Job
Copy exactly the lines from the beginning of the data down to and including the line holding "0.8, 1, 1.2];", without any pictures.

Collected material
····················

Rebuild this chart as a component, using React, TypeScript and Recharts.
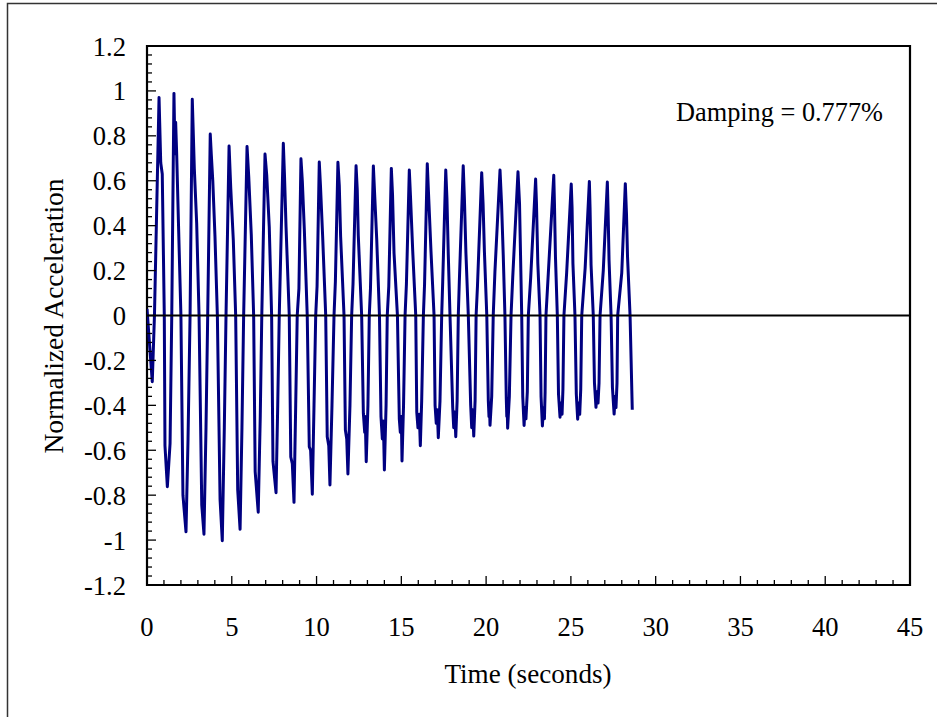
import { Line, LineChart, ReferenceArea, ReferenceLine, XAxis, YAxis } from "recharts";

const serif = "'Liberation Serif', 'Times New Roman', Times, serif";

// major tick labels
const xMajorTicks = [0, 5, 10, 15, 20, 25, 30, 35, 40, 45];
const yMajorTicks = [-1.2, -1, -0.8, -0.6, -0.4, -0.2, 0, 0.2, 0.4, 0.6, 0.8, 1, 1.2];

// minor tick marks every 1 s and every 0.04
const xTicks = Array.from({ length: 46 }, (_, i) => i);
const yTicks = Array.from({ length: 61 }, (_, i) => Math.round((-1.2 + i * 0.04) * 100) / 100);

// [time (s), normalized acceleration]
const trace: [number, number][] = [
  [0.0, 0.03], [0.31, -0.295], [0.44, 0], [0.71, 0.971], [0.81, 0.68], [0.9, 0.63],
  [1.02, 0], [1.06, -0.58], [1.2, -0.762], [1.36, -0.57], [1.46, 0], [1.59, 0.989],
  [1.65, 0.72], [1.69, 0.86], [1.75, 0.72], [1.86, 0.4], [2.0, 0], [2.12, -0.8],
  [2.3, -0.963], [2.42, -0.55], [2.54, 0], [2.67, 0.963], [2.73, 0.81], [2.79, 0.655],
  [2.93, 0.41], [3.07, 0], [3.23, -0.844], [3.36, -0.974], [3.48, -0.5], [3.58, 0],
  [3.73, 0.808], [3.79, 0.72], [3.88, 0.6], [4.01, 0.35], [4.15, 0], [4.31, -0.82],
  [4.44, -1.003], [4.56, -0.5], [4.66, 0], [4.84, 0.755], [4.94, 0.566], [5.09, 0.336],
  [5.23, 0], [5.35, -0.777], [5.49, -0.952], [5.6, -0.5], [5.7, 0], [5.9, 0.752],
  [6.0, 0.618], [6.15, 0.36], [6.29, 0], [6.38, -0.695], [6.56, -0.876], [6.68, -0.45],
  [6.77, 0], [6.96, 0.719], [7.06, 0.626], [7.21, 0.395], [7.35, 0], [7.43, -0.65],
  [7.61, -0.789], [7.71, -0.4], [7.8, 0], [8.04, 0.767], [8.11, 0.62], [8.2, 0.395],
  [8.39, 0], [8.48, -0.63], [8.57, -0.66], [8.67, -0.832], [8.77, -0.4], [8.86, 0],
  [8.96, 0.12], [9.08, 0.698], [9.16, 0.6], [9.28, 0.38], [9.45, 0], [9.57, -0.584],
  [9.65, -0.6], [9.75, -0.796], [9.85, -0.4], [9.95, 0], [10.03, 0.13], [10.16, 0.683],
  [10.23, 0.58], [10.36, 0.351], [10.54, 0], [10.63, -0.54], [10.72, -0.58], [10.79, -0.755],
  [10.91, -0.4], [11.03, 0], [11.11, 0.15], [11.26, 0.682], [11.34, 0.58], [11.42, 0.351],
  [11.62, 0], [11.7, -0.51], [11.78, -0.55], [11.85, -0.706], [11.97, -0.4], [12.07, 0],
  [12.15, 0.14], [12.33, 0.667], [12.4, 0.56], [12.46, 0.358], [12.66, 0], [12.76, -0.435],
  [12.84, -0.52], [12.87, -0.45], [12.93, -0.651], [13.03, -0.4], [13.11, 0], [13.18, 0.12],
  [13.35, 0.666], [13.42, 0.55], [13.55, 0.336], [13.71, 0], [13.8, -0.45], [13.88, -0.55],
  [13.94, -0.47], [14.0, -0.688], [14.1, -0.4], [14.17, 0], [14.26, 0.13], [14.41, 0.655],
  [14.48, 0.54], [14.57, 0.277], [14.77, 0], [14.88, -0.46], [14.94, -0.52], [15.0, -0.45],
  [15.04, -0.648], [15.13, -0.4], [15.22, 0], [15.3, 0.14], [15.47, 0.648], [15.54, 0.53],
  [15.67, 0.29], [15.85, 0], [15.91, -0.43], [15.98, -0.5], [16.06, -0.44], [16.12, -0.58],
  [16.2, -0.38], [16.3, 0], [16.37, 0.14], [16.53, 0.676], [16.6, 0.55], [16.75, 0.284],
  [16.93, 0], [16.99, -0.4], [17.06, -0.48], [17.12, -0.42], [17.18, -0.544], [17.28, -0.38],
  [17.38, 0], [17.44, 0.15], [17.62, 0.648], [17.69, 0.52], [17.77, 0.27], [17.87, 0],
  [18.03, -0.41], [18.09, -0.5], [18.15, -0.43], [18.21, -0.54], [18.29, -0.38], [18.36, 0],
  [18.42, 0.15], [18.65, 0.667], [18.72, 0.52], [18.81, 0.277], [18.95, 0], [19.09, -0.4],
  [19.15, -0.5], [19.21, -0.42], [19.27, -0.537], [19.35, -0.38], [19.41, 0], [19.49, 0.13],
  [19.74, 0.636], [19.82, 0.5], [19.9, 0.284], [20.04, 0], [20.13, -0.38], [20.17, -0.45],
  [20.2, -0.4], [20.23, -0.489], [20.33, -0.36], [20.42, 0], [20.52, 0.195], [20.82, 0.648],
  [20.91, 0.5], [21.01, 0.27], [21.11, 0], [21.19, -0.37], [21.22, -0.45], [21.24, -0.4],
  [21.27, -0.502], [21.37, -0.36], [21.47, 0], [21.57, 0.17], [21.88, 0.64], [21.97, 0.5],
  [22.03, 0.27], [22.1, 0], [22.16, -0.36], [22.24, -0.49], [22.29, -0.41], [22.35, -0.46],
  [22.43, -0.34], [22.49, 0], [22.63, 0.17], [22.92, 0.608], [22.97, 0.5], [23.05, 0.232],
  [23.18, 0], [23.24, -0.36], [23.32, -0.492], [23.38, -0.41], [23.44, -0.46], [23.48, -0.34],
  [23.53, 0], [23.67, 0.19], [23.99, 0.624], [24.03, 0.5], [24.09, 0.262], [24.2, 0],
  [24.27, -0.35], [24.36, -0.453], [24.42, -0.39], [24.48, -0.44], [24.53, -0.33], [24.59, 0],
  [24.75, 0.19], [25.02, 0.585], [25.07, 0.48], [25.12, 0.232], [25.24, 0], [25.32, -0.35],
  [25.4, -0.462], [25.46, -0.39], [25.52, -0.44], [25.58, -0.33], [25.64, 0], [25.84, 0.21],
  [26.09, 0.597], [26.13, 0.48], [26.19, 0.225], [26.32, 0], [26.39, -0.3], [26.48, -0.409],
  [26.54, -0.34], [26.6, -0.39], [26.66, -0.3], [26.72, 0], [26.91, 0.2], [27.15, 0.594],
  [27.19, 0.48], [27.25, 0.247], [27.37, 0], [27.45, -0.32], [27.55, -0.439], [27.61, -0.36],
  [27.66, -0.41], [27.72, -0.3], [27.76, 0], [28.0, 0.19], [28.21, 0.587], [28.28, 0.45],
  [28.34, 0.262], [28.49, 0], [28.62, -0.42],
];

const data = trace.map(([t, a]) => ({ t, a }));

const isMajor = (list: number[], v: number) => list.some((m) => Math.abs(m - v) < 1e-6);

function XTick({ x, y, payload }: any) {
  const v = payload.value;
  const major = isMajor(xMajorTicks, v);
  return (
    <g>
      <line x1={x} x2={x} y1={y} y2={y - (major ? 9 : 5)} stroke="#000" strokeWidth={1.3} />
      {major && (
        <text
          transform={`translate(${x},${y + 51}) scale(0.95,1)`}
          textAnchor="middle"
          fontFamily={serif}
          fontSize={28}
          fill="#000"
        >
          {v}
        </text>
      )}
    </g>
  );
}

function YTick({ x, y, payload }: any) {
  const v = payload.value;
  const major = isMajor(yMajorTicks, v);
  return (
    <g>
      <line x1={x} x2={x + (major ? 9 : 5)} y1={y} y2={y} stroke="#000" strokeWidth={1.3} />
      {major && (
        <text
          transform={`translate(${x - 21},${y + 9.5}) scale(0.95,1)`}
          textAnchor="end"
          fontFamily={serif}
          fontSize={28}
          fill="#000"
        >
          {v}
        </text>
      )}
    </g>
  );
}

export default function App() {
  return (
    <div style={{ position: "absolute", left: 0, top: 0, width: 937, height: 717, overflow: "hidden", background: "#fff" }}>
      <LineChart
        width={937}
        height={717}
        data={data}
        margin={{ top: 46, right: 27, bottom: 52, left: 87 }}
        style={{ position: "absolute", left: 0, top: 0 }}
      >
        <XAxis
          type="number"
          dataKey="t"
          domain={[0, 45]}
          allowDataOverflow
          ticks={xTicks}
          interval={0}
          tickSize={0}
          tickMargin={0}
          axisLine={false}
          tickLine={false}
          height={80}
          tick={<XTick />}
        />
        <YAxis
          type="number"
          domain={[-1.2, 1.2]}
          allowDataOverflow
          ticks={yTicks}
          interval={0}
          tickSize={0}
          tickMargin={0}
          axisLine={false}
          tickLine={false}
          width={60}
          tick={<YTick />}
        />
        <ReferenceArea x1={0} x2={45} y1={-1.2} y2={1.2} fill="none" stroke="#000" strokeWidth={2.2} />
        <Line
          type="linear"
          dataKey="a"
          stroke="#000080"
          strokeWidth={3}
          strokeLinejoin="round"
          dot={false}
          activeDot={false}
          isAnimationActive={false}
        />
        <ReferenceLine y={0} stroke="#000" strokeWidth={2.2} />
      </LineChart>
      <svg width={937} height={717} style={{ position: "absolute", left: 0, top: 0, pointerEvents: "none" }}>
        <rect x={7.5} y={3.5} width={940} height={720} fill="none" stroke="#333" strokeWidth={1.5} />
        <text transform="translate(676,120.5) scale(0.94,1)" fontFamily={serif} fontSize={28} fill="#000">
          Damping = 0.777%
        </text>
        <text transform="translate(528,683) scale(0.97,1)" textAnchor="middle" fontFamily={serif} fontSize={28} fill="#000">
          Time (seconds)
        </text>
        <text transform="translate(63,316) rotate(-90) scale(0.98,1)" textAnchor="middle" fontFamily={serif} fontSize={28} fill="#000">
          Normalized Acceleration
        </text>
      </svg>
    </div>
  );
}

····················

Correct response
Rebuild this chart as a component, using React, TypeScript and Recharts.
import { Line, LineChart, ReferenceArea, ReferenceLine, XAxis, YAxis } from "recharts";

const serif = "'Liberation Serif', 'Times New Roman', Times, serif";

// major tick labels
const xMajorTicks = [0, 5, 10, 15, 20, 25, 30, 35, 40, 45];
const yMajorTicks = [-1.2, -1, -0.8, -0.6, -0.4, -0.2, 0, 0.2, 0.4, 0.6, 0.8, 1, 1.2];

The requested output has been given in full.